Schenectady County to add Green Space with the Expansion of the Indian Kill Nature Preserve in the Town of Glenville

Indian Kill Nature Preserve

The Schenectady County Legislature today announced plans to expand the Indian Kill Nature Preserve in the Town of Glenville by purchasing 11.82 acres adjoining the existing 128-acre preserve.  

“Preserving green space, open space and recreational opportunities for our residents is one of our top priorities,” said Sara Mae Pratt, a member of the County Legislature and the County IDA/Capital Resource Corporation board. “We could not pass up this deal that allows us to expand green space in Glenville and enhance the quality of life for neighbors.  It also allows us to reopen the full trail loop in the Nature Preserve that has been blocked. ”  

The County will pay $75,000 to acquire the property and the Capital Resource Corporation will provide $75,000.  

The term Kill is Dutch for stream.
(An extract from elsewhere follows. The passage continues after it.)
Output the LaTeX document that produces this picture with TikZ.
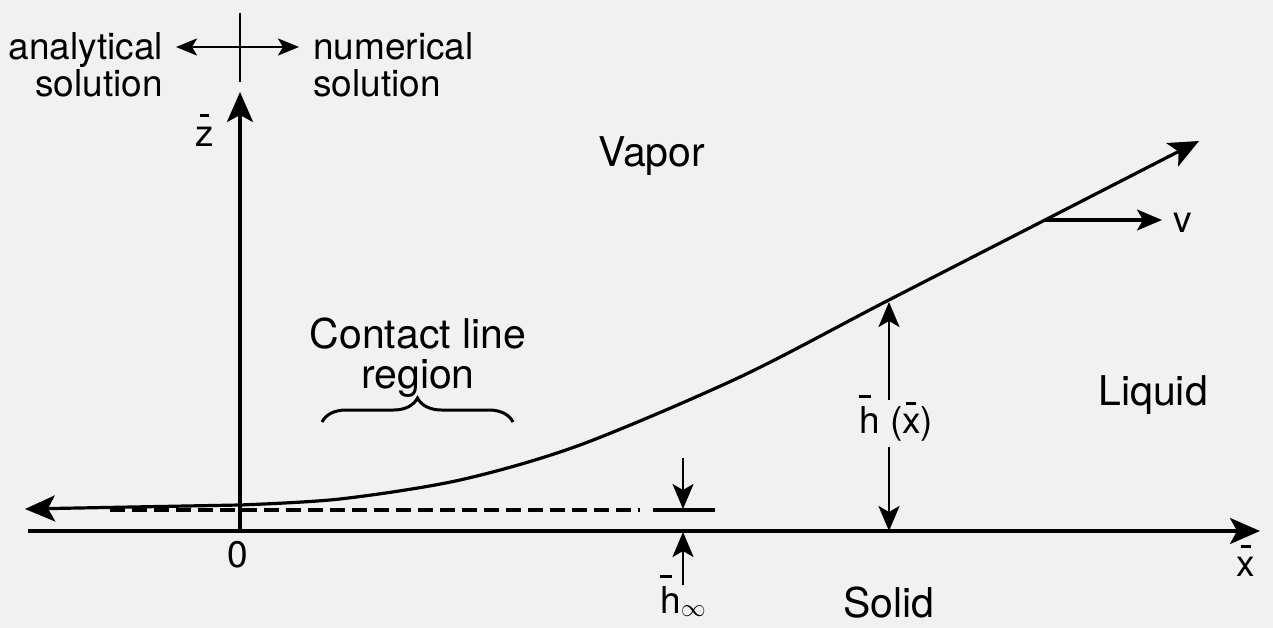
\documentclass[tikz,border=0pt]{standalone}
\usepackage{fontspec}
\setmainfont{TeX Gyre Heros}
\usetikzlibrary{arrows.meta,decorations.pathreplacing}
\definecolor{bg}{RGB}{241,241,241}
% letter with a short bar above: #1 letter, #2 shift, #3 raise, #4 bar width
\newcommand\ovl[4]{\leavevmode\rlap{\hspace*{#2}\rule[#3]{#4}{2.8pt}}#1}
\tikzset{
  big/.style={font=\fontsize{41}{44}\selectfont, inner sep=0pt},
  sml/.style={font=\fontsize{37}{37}\selectfont, inner sep=0pt},
  ln/.style={line width=3.2pt},
  thin/.style={line width=2.6pt},
  bigarrow/.style={-{Stealth[length=30pt,width=26pt,inset=7pt]}},
  smlarrow/.style={-{Stealth[length=25pt,width=21pt,inset=6pt]}},
}
\begin{document}
\begin{tikzpicture}[x=1pt,y=-1pt]
\fill[bg] (0,0) rectangle (1273,628);
\useasboundingbox (0,0) rectangle (1273,628);

% coordinates
\coordinate (xl) at (28,531);
\coordinate (xr) at (1260,531);
\coordinate (o) at (240,531);
\coordinate (zt) at (240,92);
\coordinate (dt) at (240,13);
\coordinate (db) at (240,82);
\coordinate (al) at (176,47);
\coordinate (ar) at (299,47);
\coordinate (cl) at (25,509);
\coordinate (vs) at (1045,220);
\coordinate (ve) at (1162,220);
\coordinate (dl) at (110,510);
\coordinate (dr) at (640,510);
\coordinate (sl) at (653,510);
\coordinate (sr) at (715,510);
\coordinate (hit) at (683,458);
\coordinate (hitip) at (683,509);
\coordinate (hib) at (683,585);
\coordinate (hibtip) at (683,532);
\coordinate (hxc) at (889,302);
\coordinate (hxa) at (889,400);
\coordinate (hxb) at (889,447);
\coordinate (hxg) at (889,531);
\coordinate (bl) at (322,422);
\coordinate (br) at (513,422);

% axes
\draw[ln,bigarrow] (xl) -- (xr);
\draw[ln,bigarrow] (o) -- (zt);

% top divider and double arrow
\draw[thin] (dt) -- (db);
\draw[thin,-{Stealth[length=21pt,width=17pt,inset=5pt]}] (dt |- al) -- (al);
\draw[thin,-{Stealth[length=21pt,width=17pt,inset=5pt]}] (dt |- al) -- (ar);

% profile curve
\draw[ln,{Stealth[length=30pt,width=26pt,inset=7pt]}-{Stealth[length=30pt,width=26pt,inset=7pt]}]
  (cl) -- plot[smooth,tension=0.5] coordinates {(240,505) (340,499) (460,480) (580,445) (740,377) (885,302) (1045,220) (1199,141)};

% velocity
\draw[ln,smlarrow] (vs) -- (ve);

% precursor film (dashed) and h_inf marker
\draw[ln,dash pattern=on 15pt off 7pt] (dl) -- (dr);
\draw[ln] (sl) -- (sr);
\draw[thin,smlarrow] (hit) -- (hitip);
\draw[thin,smlarrow] (hib) -- (hibtip);

% h(x) marker
\draw[thin,smlarrow] (hxa) -- (hxc);
\draw[thin,smlarrow] (hxb) -- (hxg);

% brace
\draw[line width=3pt,decorate,decoration={brace,amplitude=24pt}] (bl) -- (br);

% labels
\node[sml,anchor=base east] (an1) at (163,60) {analytical};
\node[sml,anchor=base east] (an2) at (163,97) {solution};
\node[sml,anchor=base west] (nu1) at (313,60) {numerical};
\node[sml,anchor=base west] (nu2) at (313,97) {solution};
\node[sml,anchor=base] (zl) at (205,147) {\ovl{z}{4pt}{30pt}{9pt}};
\node[big,anchor=base west] (vap) at (598,167) {Vapor};
\node[big,anchor=base] (cl1) at (418,348) {Contact line};
\node[big,anchor=base] (cl2) at (418,388) {region};
\node[big,anchor=base west] (liq) at (1098,405) {Liquid};
\node[big,anchor=base west] (sol) at (843,617) {Solid};
\node[sml,anchor=base] (zero) at (238,567) {0};
\node[sml,anchor=base] (xlab) at (1246,576) {\ovl{x}{4pt}{28pt}{10pt}};
\node[sml,anchor=base west] (hinf) at (660,613) {\ovl{h}{0pt}{35pt}{12pt}$_{\infty}$};
\node[sml,anchor=base west] (hx) at (859,433) {\ovl{h}{0pt}{35pt}{12pt} (\ovl{x}{4pt}{28pt}{10pt})};
\node[sml,anchor=base west] (vl) at (1173,233) {v};
\end{tikzpicture}
\end{document}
The Indian Kill Nature Preserve features streams, ponds, fishing and a loop trial.  Part of the trail is currently blocked off as the County does not own the property.  Purchasing the 11.8-acre parcel will give the County ownership of the entire parcel and allow the trail to be reopened.
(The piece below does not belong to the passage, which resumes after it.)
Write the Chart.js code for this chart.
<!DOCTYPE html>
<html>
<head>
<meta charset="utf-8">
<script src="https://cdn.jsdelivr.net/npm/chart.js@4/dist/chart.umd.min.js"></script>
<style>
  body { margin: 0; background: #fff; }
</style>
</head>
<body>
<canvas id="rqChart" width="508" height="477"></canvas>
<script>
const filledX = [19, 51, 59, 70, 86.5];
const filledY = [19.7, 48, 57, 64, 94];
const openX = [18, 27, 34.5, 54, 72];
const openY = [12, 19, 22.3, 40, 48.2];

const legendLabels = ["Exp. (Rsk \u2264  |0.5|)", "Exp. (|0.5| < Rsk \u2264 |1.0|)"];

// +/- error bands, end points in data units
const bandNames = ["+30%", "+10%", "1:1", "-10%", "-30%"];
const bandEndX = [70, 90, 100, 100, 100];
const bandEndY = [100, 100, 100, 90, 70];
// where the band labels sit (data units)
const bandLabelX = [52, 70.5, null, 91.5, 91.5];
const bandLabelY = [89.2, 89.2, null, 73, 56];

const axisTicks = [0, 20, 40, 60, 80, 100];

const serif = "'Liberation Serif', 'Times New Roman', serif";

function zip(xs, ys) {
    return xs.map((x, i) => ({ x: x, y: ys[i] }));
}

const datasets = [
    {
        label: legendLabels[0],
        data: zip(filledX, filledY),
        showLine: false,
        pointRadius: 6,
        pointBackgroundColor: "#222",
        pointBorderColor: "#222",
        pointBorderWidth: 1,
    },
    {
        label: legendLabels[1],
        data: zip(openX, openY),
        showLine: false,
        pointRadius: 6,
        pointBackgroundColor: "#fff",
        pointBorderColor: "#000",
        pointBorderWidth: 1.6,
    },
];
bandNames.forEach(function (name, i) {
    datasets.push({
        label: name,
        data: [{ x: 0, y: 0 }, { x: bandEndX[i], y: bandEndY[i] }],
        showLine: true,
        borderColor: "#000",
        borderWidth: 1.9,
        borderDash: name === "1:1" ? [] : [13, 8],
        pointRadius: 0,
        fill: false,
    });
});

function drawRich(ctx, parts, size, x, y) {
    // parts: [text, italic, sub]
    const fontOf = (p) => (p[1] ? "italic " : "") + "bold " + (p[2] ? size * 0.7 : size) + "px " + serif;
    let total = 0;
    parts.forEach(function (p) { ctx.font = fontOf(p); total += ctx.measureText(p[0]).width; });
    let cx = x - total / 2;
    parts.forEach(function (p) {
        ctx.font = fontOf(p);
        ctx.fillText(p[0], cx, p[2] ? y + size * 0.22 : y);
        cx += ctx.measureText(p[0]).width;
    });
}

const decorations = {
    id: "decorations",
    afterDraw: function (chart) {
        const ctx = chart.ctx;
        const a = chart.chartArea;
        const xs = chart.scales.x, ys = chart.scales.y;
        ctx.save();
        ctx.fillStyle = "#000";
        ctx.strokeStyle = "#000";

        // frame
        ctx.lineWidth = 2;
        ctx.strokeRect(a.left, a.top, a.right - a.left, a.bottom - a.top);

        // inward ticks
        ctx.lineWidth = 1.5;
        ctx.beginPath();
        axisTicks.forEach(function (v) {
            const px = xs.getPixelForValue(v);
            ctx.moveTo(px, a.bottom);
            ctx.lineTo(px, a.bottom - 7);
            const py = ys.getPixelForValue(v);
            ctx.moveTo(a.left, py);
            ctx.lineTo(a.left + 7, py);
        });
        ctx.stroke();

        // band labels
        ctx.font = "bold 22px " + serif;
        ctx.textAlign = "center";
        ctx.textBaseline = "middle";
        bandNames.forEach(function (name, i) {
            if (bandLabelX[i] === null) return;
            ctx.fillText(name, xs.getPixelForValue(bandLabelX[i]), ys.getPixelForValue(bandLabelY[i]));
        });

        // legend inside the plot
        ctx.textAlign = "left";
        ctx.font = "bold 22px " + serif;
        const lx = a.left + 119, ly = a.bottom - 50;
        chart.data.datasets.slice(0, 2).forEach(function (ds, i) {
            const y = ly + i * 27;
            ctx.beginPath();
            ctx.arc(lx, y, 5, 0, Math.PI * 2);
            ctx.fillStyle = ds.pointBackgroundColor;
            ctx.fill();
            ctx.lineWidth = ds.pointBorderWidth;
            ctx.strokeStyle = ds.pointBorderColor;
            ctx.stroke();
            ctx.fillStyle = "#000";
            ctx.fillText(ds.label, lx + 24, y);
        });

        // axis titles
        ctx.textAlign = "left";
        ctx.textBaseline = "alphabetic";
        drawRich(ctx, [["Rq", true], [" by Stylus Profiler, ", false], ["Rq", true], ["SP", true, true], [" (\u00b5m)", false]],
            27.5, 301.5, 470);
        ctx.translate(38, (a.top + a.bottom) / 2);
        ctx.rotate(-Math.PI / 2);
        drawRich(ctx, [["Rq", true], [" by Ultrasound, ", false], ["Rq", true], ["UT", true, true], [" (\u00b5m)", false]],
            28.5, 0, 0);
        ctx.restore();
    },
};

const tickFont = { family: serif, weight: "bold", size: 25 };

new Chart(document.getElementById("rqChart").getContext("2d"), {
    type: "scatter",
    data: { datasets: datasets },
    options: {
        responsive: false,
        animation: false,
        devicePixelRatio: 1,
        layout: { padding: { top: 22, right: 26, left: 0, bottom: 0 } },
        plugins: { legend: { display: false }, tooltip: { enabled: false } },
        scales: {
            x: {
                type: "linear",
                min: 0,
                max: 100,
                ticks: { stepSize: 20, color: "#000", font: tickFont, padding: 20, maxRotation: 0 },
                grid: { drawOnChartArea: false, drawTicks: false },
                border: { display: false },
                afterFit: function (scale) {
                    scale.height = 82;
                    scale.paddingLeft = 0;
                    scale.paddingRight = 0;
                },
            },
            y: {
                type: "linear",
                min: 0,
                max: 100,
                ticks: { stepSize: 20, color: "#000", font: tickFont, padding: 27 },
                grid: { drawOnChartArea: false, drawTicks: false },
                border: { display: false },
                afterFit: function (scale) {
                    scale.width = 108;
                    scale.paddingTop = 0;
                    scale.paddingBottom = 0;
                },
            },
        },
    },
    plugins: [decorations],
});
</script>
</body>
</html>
Access to the nature preserve is from a parking area on Hetcheltown Road.  

The 11.82-acre parcel was formerly the home of the Woodlin Club.  When the swim club was open, the owners allowed full access to the trail in the preserve. Later a private developer purchased the property and blocked access to the trail over liability concerns. The developer proposed building apartments on the former swim club property. The proposed development was opposed by neighbors and was rejected by the Town.

“This purchase by the County gives the homeowners nearby the certainty that this property will remain parkland and greenspace. The Indian Kill Nature Preserve will grow and continue to be a great recreational space for County residents and visitors alike,” said Michelle Ostrelich, a member of the County Legislature who represents Glenville and Niskayuna.

Gary Hughes, Chairman of the County’s Capital Resource Corporation and Chairman of the County Legislature’s Committee on Economic Development and Planning said, “We thank the developer Mr. Terry Stewart for reaching this agreement to sell the property so that is can be added to the preserve.  The developer invested more than $250,000 to acquire the property and to demolish the former swim club. The property is assessed for $300,000 and we appreciate his willingness to sell the property at a discount so that it may be preserved.”

Schenectady County owns three nature preserve areas with almost 900 acres of green space and parkland.